Portland bike share program already running late

Could it be because Portland City Hall's darlings at the Alta Planning company can't get the job done in New York or Chicago? Apparently.

Comments (1)

Heh. Earlier this month, Fort Worth became the latest city to drink the Flavor-Aid on bike rental kiosks, and now half of the cities in the Southwest looking for "creative class" money are pointing to Fort Worth and crying "Well, THEY can afford it!" At the time it was announced, I just sighed and shrugged, figuring that Fort Worth had enough tax money to pay for this out of Barnett Shale fracking permits, and figured "We'll see what happens."

Yeah. About that. Apparently, under the previous mayor, Fort Worth became overloaded with all sorts of dopy "attracting the creative class" ideas, and the city is now seriously in debt. The current mayor had no choice but to institute extensive budget cuts to keep the city from defaulting on loans, leading to (drum roll) cuts to the arts. Now, you may laugh about the words "Fort Worth" and "arts" going together, but the city has had an extensive history in supporting artists for over 100 years, and the Bass family is famed for its generosity in contributing to Fort Worth's various arts projects. To residents in most cities, this would have come across as an expected cut. Fort Worthers are as horrified that the cuts have to happen, with a corresponding collapse in various arts programs, as Portlanders are about turning off the water fountains in downtown.

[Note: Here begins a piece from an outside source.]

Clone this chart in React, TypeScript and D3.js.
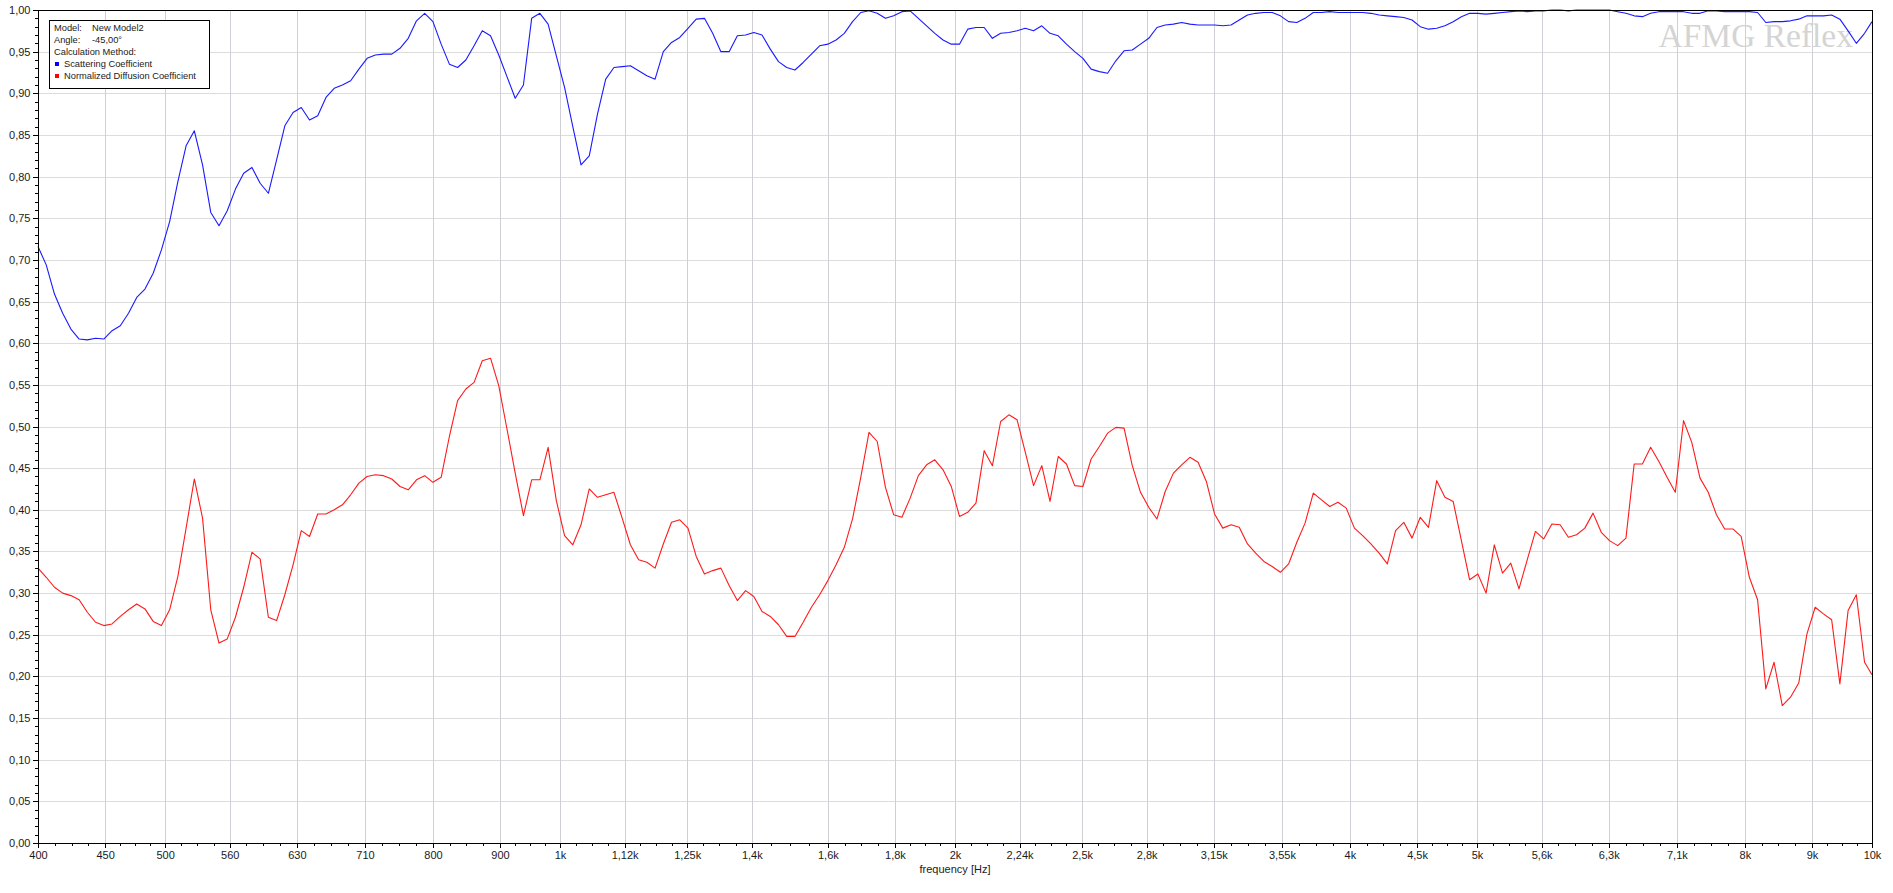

Sadly, the current budget cuts are just the beginning, and folks out there are already pointing to the bike rental kiosks as a waste of perfectly good city funds that could have gone toward more legitimate uses. Yes, they've already acknowledged that the kiosks will never pay for themselves, and that they're a perk demanded by yuppies who scream about getting rental bikes when they aren't available and then refusing to rent them when they are. If a business-savvy city like Fort Worth is already having problems with the whole concept, I honestly can't wait to hear the Bike Portland rationalizations when the Portland system craters and all of that money spent on it turns back into pumpkins and mice.